■ **Entries**:
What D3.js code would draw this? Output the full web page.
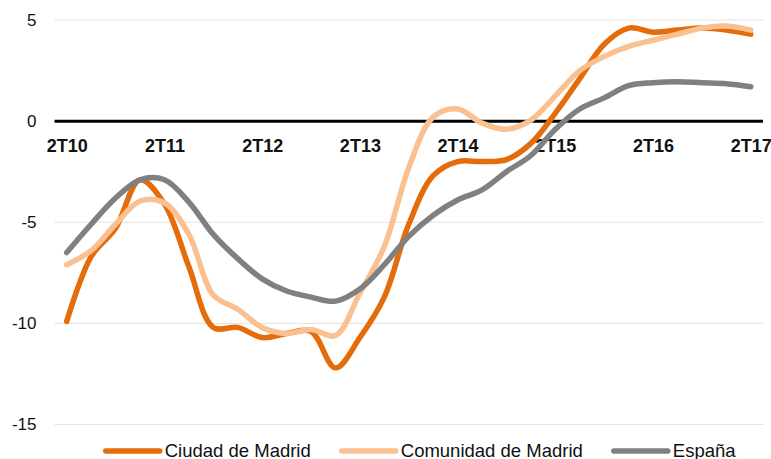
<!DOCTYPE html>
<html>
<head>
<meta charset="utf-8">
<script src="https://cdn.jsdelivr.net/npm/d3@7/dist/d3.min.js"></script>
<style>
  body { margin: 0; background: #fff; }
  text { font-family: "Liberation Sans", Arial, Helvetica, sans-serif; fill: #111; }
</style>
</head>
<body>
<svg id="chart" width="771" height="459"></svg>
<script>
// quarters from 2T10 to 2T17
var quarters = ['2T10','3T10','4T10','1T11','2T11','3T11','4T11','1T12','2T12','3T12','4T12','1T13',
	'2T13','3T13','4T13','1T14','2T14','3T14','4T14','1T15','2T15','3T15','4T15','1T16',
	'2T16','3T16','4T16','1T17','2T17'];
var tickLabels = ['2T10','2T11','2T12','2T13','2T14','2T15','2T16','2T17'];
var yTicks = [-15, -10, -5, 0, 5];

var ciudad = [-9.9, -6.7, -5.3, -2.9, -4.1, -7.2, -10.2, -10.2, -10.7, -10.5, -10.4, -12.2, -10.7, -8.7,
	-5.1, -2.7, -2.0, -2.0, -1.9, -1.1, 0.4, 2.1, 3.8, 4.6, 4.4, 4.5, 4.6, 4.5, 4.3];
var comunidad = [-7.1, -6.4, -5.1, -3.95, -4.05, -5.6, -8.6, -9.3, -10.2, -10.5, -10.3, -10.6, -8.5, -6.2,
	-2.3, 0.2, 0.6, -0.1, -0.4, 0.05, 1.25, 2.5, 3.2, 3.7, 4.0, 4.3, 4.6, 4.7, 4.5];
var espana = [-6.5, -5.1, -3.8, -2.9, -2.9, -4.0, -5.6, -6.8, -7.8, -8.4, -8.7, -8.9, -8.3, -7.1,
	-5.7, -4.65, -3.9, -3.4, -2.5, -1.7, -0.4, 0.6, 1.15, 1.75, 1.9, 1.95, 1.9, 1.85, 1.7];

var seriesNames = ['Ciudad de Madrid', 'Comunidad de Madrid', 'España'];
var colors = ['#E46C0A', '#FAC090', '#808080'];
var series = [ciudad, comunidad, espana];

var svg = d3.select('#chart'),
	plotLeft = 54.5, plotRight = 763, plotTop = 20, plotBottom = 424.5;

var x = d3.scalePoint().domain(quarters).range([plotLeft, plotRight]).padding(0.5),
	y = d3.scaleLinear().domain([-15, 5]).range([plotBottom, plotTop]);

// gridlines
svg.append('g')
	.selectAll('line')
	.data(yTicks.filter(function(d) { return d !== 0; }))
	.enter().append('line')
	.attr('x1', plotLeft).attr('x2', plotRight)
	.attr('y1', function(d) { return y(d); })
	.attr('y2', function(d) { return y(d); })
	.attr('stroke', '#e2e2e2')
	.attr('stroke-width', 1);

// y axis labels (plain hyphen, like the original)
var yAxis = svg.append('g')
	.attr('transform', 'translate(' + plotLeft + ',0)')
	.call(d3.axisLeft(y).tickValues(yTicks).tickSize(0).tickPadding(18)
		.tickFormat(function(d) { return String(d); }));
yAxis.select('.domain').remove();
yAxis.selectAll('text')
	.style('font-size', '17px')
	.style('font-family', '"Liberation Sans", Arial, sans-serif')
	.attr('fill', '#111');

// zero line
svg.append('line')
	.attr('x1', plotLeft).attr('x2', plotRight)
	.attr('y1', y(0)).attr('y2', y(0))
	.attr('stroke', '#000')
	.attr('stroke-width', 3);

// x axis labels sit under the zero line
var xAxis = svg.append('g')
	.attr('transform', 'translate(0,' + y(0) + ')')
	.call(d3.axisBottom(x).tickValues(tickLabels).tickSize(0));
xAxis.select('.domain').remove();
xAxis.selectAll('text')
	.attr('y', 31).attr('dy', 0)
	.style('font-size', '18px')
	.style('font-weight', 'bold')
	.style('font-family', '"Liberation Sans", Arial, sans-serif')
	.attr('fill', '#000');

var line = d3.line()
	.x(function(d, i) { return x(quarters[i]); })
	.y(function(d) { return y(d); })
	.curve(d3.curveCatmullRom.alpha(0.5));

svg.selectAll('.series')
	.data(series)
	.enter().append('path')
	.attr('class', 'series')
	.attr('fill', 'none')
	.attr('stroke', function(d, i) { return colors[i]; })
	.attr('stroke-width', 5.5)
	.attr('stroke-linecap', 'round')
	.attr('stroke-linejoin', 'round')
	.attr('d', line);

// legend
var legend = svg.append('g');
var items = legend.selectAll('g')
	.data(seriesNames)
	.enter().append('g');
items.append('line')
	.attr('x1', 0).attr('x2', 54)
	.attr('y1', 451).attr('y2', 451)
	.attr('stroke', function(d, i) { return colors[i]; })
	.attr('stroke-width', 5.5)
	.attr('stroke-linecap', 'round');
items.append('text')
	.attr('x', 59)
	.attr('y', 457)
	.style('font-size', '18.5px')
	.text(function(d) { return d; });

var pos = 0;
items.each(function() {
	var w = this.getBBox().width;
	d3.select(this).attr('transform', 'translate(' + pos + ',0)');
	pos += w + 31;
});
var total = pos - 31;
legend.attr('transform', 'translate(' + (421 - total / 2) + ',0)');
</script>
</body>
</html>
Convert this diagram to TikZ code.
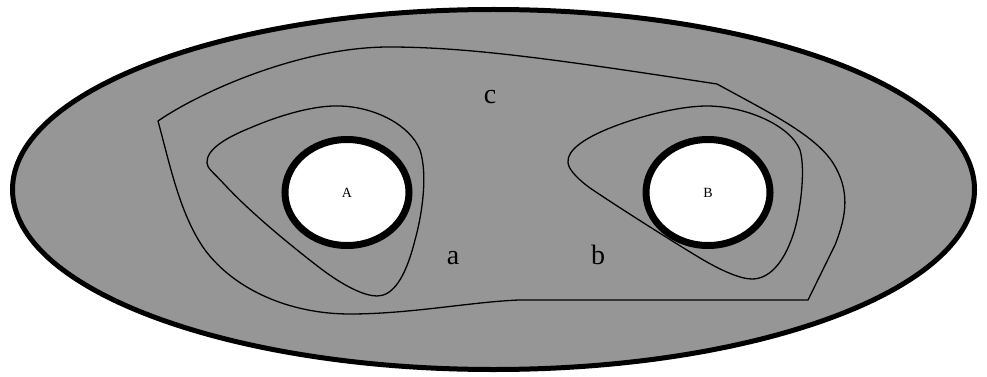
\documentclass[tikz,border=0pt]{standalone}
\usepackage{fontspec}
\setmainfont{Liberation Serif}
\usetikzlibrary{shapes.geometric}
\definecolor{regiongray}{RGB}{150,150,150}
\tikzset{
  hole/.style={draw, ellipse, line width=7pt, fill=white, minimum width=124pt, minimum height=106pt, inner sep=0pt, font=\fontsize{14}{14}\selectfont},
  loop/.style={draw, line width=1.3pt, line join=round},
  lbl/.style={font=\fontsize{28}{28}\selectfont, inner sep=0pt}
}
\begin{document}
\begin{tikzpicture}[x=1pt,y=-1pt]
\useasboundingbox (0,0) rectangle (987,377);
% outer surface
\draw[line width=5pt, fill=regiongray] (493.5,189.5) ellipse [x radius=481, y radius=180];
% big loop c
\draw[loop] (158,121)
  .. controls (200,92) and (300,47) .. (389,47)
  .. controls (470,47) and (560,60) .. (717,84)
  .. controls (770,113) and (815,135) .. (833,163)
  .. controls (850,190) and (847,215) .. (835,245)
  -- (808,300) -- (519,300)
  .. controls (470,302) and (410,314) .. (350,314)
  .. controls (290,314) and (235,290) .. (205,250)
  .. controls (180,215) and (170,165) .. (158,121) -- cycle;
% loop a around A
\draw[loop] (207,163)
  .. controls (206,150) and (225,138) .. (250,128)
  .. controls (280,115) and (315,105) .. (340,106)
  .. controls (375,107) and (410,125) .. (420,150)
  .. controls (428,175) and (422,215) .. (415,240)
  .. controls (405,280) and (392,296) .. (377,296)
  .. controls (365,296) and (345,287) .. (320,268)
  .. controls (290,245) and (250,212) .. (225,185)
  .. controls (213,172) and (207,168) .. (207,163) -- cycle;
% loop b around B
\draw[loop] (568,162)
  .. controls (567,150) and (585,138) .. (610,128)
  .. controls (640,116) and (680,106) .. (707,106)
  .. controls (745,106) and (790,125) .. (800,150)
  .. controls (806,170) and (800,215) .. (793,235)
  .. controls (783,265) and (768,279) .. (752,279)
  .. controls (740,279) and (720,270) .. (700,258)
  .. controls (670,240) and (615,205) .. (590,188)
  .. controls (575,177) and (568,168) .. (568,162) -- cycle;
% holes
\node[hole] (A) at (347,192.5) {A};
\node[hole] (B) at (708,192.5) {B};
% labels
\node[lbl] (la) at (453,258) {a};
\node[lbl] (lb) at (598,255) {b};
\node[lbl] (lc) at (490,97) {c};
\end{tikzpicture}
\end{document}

■ **Work to do**: Above are records with pictures; repeat the records exactly and leave the pictures out.

■ **Full solution**:
What D3.js code would draw this? Output the full web page.
<!DOCTYPE html>
<html>
<head>
<meta charset="utf-8">
<script src="https://cdn.jsdelivr.net/npm/d3@7/dist/d3.min.js"></script>
<style>
  body { margin: 0; background: #fff; }
  text { font-family: "Liberation Sans", Arial, Helvetica, sans-serif; fill: #111; }
</style>
</head>
<body>
<svg id="chart" width="771" height="459"></svg>
<script>
// quarters from 2T10 to 2T17
var quarters = ['2T10','3T10','4T10','1T11','2T11','3T11','4T11','1T12','2T12','3T12','4T12','1T13',
	'2T13','3T13','4T13','1T14','2T14','3T14','4T14','1T15','2T15','3T15','4T15','1T16',
	'2T16','3T16','4T16','1T17','2T17'];
var tickLabels = ['2T10','2T11','2T12','2T13','2T14','2T15','2T16','2T17'];
var yTicks = [-15, -10, -5, 0, 5];

var ciudad = [-9.9, -6.7, -5.3, -2.9, -4.1, -7.2, -10.2, -10.2, -10.7, -10.5, -10.4, -12.2, -10.7, -8.7,
	-5.1, -2.7, -2.0, -2.0, -1.9, -1.1, 0.4, 2.1, 3.8, 4.6, 4.4, 4.5, 4.6, 4.5, 4.3];
var comunidad = [-7.1, -6.4, -5.1, -3.95, -4.05, -5.6, -8.6, -9.3, -10.2, -10.5, -10.3, -10.6, -8.5, -6.2,
	-2.3, 0.2, 0.6, -0.1, -0.4, 0.05, 1.25, 2.5, 3.2, 3.7, 4.0, 4.3, 4.6, 4.7, 4.5];
var espana = [-6.5, -5.1, -3.8, -2.9, -2.9, -4.0, -5.6, -6.8, -7.8, -8.4, -8.7, -8.9, -8.3, -7.1,
	-5.7, -4.65, -3.9, -3.4, -2.5, -1.7, -0.4, 0.6, 1.15, 1.75, 1.9, 1.95, 1.9, 1.85, 1.7];

var seriesNames = ['Ciudad de Madrid', 'Comunidad de Madrid', 'España'];
var colors = ['#E46C0A', '#FAC090', '#808080'];
var series = [ciudad, comunidad, espana];

var svg = d3.select('#chart'),
	plotLeft = 54.5, plotRight = 763, plotTop = 20, plotBottom = 424.5;

var x = d3.scalePoint().domain(quarters).range([plotLeft, plotRight]).padding(0.5),
	y = d3.scaleLinear().domain([-15, 5]).range([plotBottom, plotTop]);

// gridlines
svg.append('g')
	.selectAll('line')
	.data(yTicks.filter(function(d) { return d !== 0; }))
	.enter().append('line')
	.attr('x1', plotLeft).attr('x2', plotRight)
	.attr('y1', function(d) { return y(d); })
	.attr('y2', function(d) { return y(d); })
	.attr('stroke', '#e2e2e2')
	.attr('stroke-width', 1);

// y axis labels (plain hyphen, like the original)
var yAxis = svg.append('g')
	.attr('transform', 'translate(' + plotLeft + ',0)')
	.call(d3.axisLeft(y).tickValues(yTicks).tickSize(0).tickPadding(18)
		.tickFormat(function(d) { return String(d); }));
yAxis.select('.domain').remove();
yAxis.selectAll('text')
	.style('font-size', '17px')
	.style('font-family', '"Liberation Sans", Arial, sans-serif')
	.attr('fill', '#111');

// zero line
svg.append('line')
	.attr('x1', plotLeft).attr('x2', plotRight)
	.attr('y1', y(0)).attr('y2', y(0))
	.attr('stroke', '#000')
	.attr('stroke-width', 3);

// x axis labels sit under the zero line
var xAxis = svg.append('g')
	.attr('transform', 'translate(0,' + y(0) + ')')
	.call(d3.axisBottom(x).tickValues(tickLabels).tickSize(0));
xAxis.select('.domain').remove();
xAxis.selectAll('text')
	.attr('y', 31).attr('dy', 0)
	.style('font-size', '18px')
	.style('font-weight', 'bold')
	.style('font-family', '"Liberation Sans", Arial, sans-serif')
	.attr('fill', '#000');

var line = d3.line()
	.x(function(d, i) { return x(quarters[i]); })
	.y(function(d) { return y(d); })
	.curve(d3.curveCatmullRom.alpha(0.5));

svg.selectAll('.series')
	.data(series)
	.enter().append('path')
	.attr('class', 'series')
	.attr('fill', 'none')
	.attr('stroke', function(d, i) { return colors[i]; })
	.attr('stroke-width', 5.5)
	.attr('stroke-linecap', 'round')
	.attr('stroke-linejoin', 'round')
	.attr('d', line);

// legend
var legend = svg.append('g');
var items = legend.selectAll('g')
	.data(seriesNames)
	.enter().append('g');
items.append('line')
	.attr('x1', 0).attr('x2', 54)
	.attr('y1', 451).attr('y2', 451)
	.attr('stroke', function(d, i) { return colors[i]; })
	.attr('stroke-width', 5.5)
	.attr('stroke-linecap', 'round');
items.append('text')
	.attr('x', 59)
	.attr('y', 457)
	.style('font-size', '18.5px')
	.text(function(d) { return d; });

var pos = 0;
items.each(function() {
	var w = this.getBBox().width;
	d3.select(this).attr('transform', 'translate(' + pos + ',0)');
	pos += w + 31;
});
var total = pos - 31;
legend.attr('transform', 'translate(' + (421 - total / 2) + ',0)');
</script>
</body>
</html>
Convert this diagram to TikZ code.
\documentclass[tikz,border=0pt]{standalone}
\usepackage{fontspec}
\setmainfont{Liberation Serif}
\usetikzlibrary{shapes.geometric}
\definecolor{regiongray}{RGB}{150,150,150}
\tikzset{
  hole/.style={draw, ellipse, line width=7pt, fill=white, minimum width=124pt, minimum height=106pt, inner sep=0pt, font=\fontsize{14}{14}\selectfont},
  loop/.style={draw, line width=1.3pt, line join=round},
  lbl/.style={font=\fontsize{28}{28}\selectfont, inner sep=0pt}
}
\begin{document}
\begin{tikzpicture}[x=1pt,y=-1pt]
\useasboundingbox (0,0) rectangle (987,377);
% outer surface
\draw[line width=5pt, fill=regiongray] (493.5,189.5) ellipse [x radius=481, y radius=180];
% big loop c
\draw[loop] (158,121)
  .. controls (200,92) and (300,47) .. (389,47)
  .. controls (470,47) and (560,60) .. (717,84)
  .. controls (770,113) and (815,135) .. (833,163)
  .. controls (850,190) and (847,215) .. (835,245)
  -- (808,300) -- (519,300)
  .. controls (470,302) and (410,314) .. (350,314)
  .. controls (290,314) and (235,290) .. (205,250)
  .. controls (180,215) and (170,165) .. (158,121) -- cycle;
% loop a around A
\draw[loop] (207,163)
  .. controls (206,150) and (225,138) .. (250,128)
  .. controls (280,115) and (315,105) .. (340,106)
  .. controls (375,107) and (410,125) .. (420,150)
  .. controls (428,175) and (422,215) .. (415,240)
  .. controls (405,280) and (392,296) .. (377,296)
  .. controls (365,296) and (345,287) .. (320,268)
  .. controls (290,245) and (250,212) .. (225,185)
  .. controls (213,172) and (207,168) .. (207,163) -- cycle;
% loop b around B
\draw[loop] (568,162)
  .. controls (567,150) and (585,138) .. (610,128)
  .. controls (640,116) and (680,106) .. (707,106)
  .. controls (745,106) and (790,125) .. (800,150)
  .. controls (806,170) and (800,215) .. (793,235)
  .. controls (783,265) and (768,279) .. (752,279)
  .. controls (740,279) and (720,270) .. (700,258)
  .. controls (670,240) and (615,205) .. (590,188)
  .. controls (575,177) and (568,168) .. (568,162) -- cycle;
% holes
\node[hole] (A) at (347,192.5) {A};
\node[hole] (B) at (708,192.5) {B};
% labels
\node[lbl] (la) at (453,258) {a};
\node[lbl] (lb) at (598,255) {b};
\node[lbl] (lc) at (490,97) {c};
\end{tikzpicture}
\end{document}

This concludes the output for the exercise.